Objective> From the listing that follows, output everything exactly except the pictures.

Given data>
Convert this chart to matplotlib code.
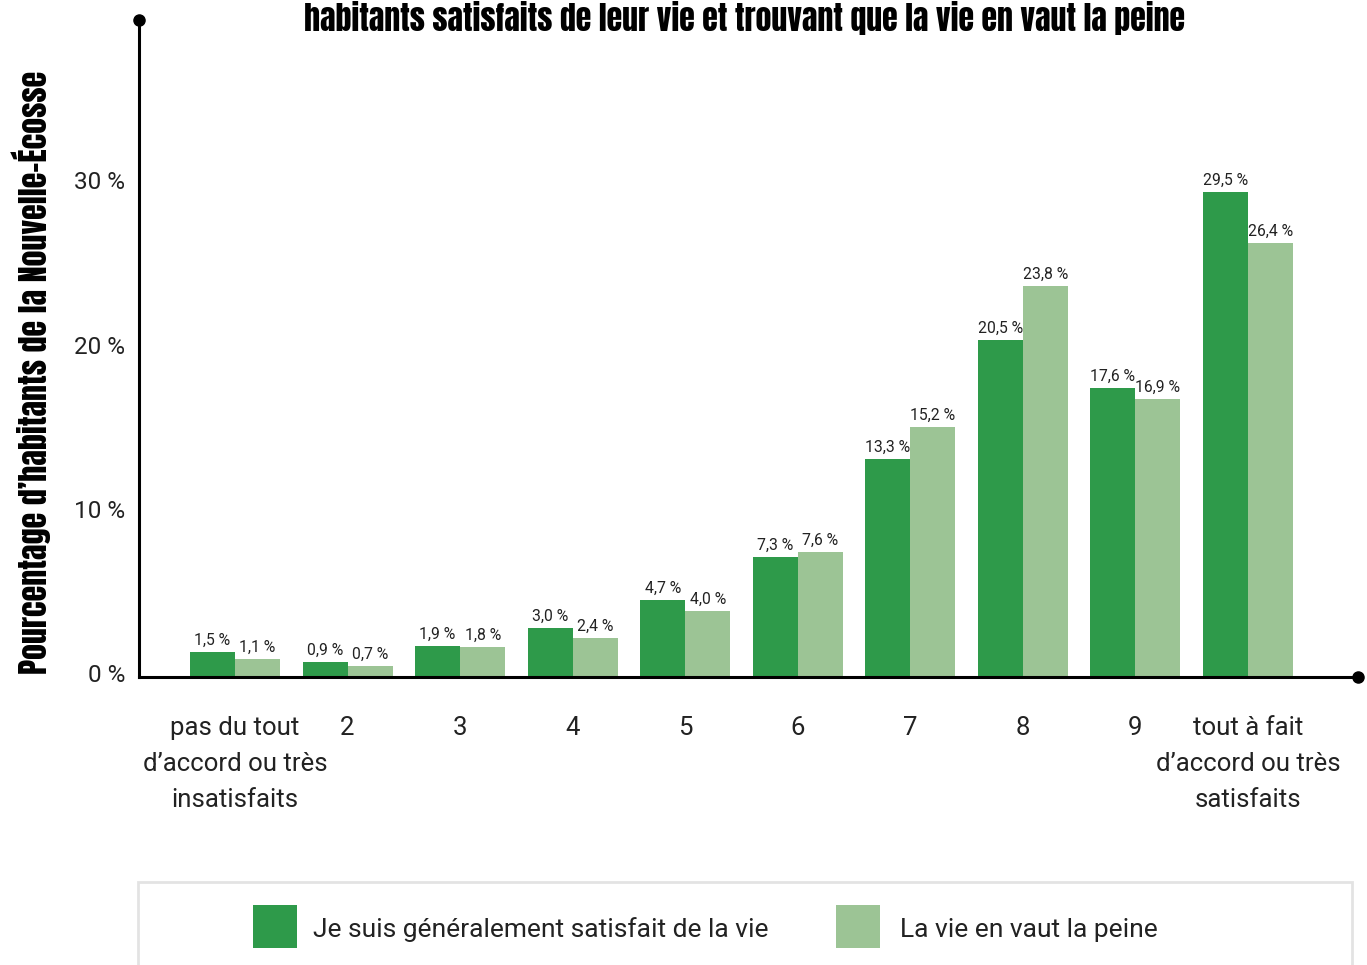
import matplotlib
matplotlib.use("Agg")
import matplotlib.pyplot as plt
from matplotlib.patches import Rectangle
from matplotlib.transforms import ScaledTranslation
import numpy as np

categories = ["pas du tout\nd\u2019accord ou très\ninsatisfaits", "2", "3", "4", "5", "6", "7", "8", "9",
              "tout à fait\nd\u2019accord ou très\nsatisfaits"]
satisfait = [1.5, 0.9, 1.9, 3.0, 4.7, 7.3, 13.3, 20.5, 17.6, 29.5]
vaut_peine = [1.1, 0.7, 1.8, 2.4, 4.0, 7.6, 15.2, 23.8, 16.9, 26.4]
series_names = ["Je suis généralement satisfait de la vie", "La vie en vaut la peine"]
yticks = [0, 10, 20, 30]
title = "habitants satisfaits de leur vie et trouvant que la vie en vaut la peine"
ylabel = "Pourcentage d\u2019habitants de la Nouvelle-Écosse"

dark = "#2e9a4a"
light = "#9cc495"

plt.rcParams['font.family'] = ['Roboto', 'DejaVu Sans']
cond = ['Anton', 'Oswald', 'DejaVu Sans']

W, H = 1367, 965
fig = plt.figure(figsize=(W / 100, H / 100), dpi=100)
ax = fig.add_axes([139 / W, 1 - 677 / H, (1358 - 139) / W, (677 - 20) / H])

x = np.arange(len(categories))
bw = 0.4
b1 = ax.bar(x - bw / 2, satisfait, bw, color=dark, label=series_names[0])
b2 = ax.bar(x + bw / 2, vaut_peine, bw, color=light, label=series_names[1])

fmt = lambda v: f"{v:.1f}".replace(".", ",") + " %"
ax.bar_label(b1, labels=[fmt(v) for v in satisfait], padding=3, fontsize=11.3, color="#222222")
ax.bar_label(b2, labels=[fmt(v) for v in vaut_peine], padding=3, fontsize=11.3, color="#222222")

x0, x1 = -0.853, 9.977
ax.set_xlim(x0, x1)
ax.set_ylim(0, 40)

for s in ["top", "right"]:
    ax.spines[s].set_visible(False)
for s in ["left", "bottom"]:
    ax.spines[s].set_linewidth(2.2)
    ax.spines[s].set_color("black")

ax.plot([x0], [40], "o", color="black", markersize=8, clip_on=False, zorder=5)
ax.plot([x1], [0], "o", color="black", markersize=8, clip_on=False, zorder=5)

ax.set_yticks(yticks)
ax.set_yticklabels([f"{t} %" for t in yticks], fontsize=17.5, color="#222222")
ax.tick_params(axis="y", length=0, pad=10)
up = ScaledTranslation(0, 4 / 100, fig.dpi_scale_trans)
for lab in ax.get_yticklabels():
    lab.set_transform(lab.get_transform() + up)
ax.set_xticks(x)
ax.set_xticklabels(categories, fontsize=18.5, color="#222222", linespacing=1.64, va="top")
ax.tick_params(axis="x", length=0, pad=28)

t_title = fig.text(745 / W, 1 - 18 / H, title, ha="center", va="center", fontsize=25,
                   family=cond, color="black")
t_ylab = fig.text(31 / W, 1 - 372 / H, ylabel, ha="center", va="center", rotation=90,
                  fontsize=24, family=cond, color="black")

# fit widths to the reference
fig.canvas.draw()
r = fig.canvas.get_renderer()
bb = t_title.get_window_extent(r)
t_title.set_fontsize(25 * 884 / bb.width)
bb = t_ylab.get_window_extent(r)
t_ylab.set_fontsize(24 * 605 / bb.height)

# legend box (cut at bottom)
fig.patches.append(Rectangle((138 / W, -0.05), (1352 - 138) / W, (1 - 882 / H) + 0.05,
                             transform=fig.transFigure, facecolor="white",
                             edgecolor="#e3e3e3", linewidth=2))
fig.patches.append(Rectangle((253 / W, 1 - 948 / H), 44 / W, 43 / H,
                             transform=fig.transFigure, facecolor=dark, edgecolor="none"))
fig.patches.append(Rectangle((836 / W, 1 - 948 / H), 44 / W, 43 / H,
                             transform=fig.transFigure, facecolor=light, edgecolor="none"))
fig.text(313 / W, 1 - 930 / H, series_names[0], ha="left", va="center", fontsize=19, color="#222222")
fig.text(900 / W, 1 - 930 / H, series_names[1], ha="left", va="center", fontsize=19, color="#222222")

fig.savefig("out.png", dpi=100)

Output of the task>
Convert this chart to matplotlib code.
import matplotlib
matplotlib.use("Agg")
import matplotlib.pyplot as plt
from matplotlib.patches import Rectangle
from matplotlib.transforms import ScaledTranslation
import numpy as np

categories = ["pas du tout\nd\u2019accord ou très\ninsatisfaits", "2", "3", "4", "5", "6", "7", "8", "9",
              "tout à fait\nd\u2019accord ou très\nsatisfaits"]
satisfait = [1.5, 0.9, 1.9, 3.0, 4.7, 7.3, 13.3, 20.5, 17.6, 29.5]
vaut_peine = [1.1, 0.7, 1.8, 2.4, 4.0, 7.6, 15.2, 23.8, 16.9, 26.4]
series_names = ["Je suis généralement satisfait de la vie", "La vie en vaut la peine"]
yticks = [0, 10, 20, 30]
title = "habitants satisfaits de leur vie et trouvant que la vie en vaut la peine"
ylabel = "Pourcentage d\u2019habitants de la Nouvelle-Écosse"

dark = "#2e9a4a"
light = "#9cc495"

plt.rcParams['font.family'] = ['Roboto', 'DejaVu Sans']
cond = ['Anton', 'Oswald', 'DejaVu Sans']

W, H = 1367, 965
fig = plt.figure(figsize=(W / 100, H / 100), dpi=100)
ax = fig.add_axes([139 / W, 1 - 677 / H, (1358 - 139) / W, (677 - 20) / H])

x = np.arange(len(categories))
bw = 0.4
b1 = ax.bar(x - bw / 2, satisfait, bw, color=dark, label=series_names[0])
b2 = ax.bar(x + bw / 2, vaut_peine, bw, color=light, label=series_names[1])

fmt = lambda v: f"{v:.1f}".replace(".", ",") + " %"
ax.bar_label(b1, labels=[fmt(v) for v in satisfait], padding=3, fontsize=11.3, color="#222222")
ax.bar_label(b2, labels=[fmt(v) for v in vaut_peine], padding=3, fontsize=11.3, color="#222222")

x0, x1 = -0.853, 9.977
ax.set_xlim(x0, x1)
ax.set_ylim(0, 40)

for s in ["top", "right"]:
    ax.spines[s].set_visible(False)
for s in ["left", "bottom"]:
    ax.spines[s].set_linewidth(2.2)
    ax.spines[s].set_color("black")

ax.plot([x0], [40], "o", color="black", markersize=8, clip_on=False, zorder=5)
ax.plot([x1], [0], "o", color="black", markersize=8, clip_on=False, zorder=5)

ax.set_yticks(yticks)
ax.set_yticklabels([f"{t} %" for t in yticks], fontsize=17.5, color="#222222")
ax.tick_params(axis="y", length=0, pad=10)
up = ScaledTranslation(0, 4 / 100, fig.dpi_scale_trans)
for lab in ax.get_yticklabels():
    lab.set_transform(lab.get_transform() + up)
ax.set_xticks(x)
ax.set_xticklabels(categories, fontsize=18.5, color="#222222", linespacing=1.64, va="top")
ax.tick_params(axis="x", length=0, pad=28)

t_title = fig.text(745 / W, 1 - 18 / H, title, ha="center", va="center", fontsize=25,
                   family=cond, color="black")
t_ylab = fig.text(31 / W, 1 - 372 / H, ylabel, ha="center", va="center", rotation=90,
                  fontsize=24, family=cond, color="black")

# fit widths to the reference
fig.canvas.draw()
r = fig.canvas.get_renderer()
bb = t_title.get_window_extent(r)
t_title.set_fontsize(25 * 884 / bb.width)
bb = t_ylab.get_window_extent(r)
t_ylab.set_fontsize(24 * 605 / bb.height)

# legend box (cut at bottom)
fig.patches.append(Rectangle((138 / W, -0.05), (1352 - 138) / W, (1 - 882 / H) + 0.05,
                             transform=fig.transFigure, facecolor="white",
                             edgecolor="#e3e3e3", linewidth=2))
fig.patches.append(Rectangle((253 / W, 1 - 948 / H), 44 / W, 43 / H,
                             transform=fig.transFigure, facecolor=dark, edgecolor="none"))
fig.patches.append(Rectangle((836 / W, 1 - 948 / H), 44 / W, 43 / H,
                             transform=fig.transFigure, facecolor=light, edgecolor="none"))
fig.text(313 / W, 1 - 930 / H, series_names[0], ha="left", va="center", fontsize=19, color="#222222")
fig.text(900 / W, 1 - 930 / H, series_names[1], ha="left", va="center", fontsize=19, color="#222222")

fig.savefig("out.png", dpi=100)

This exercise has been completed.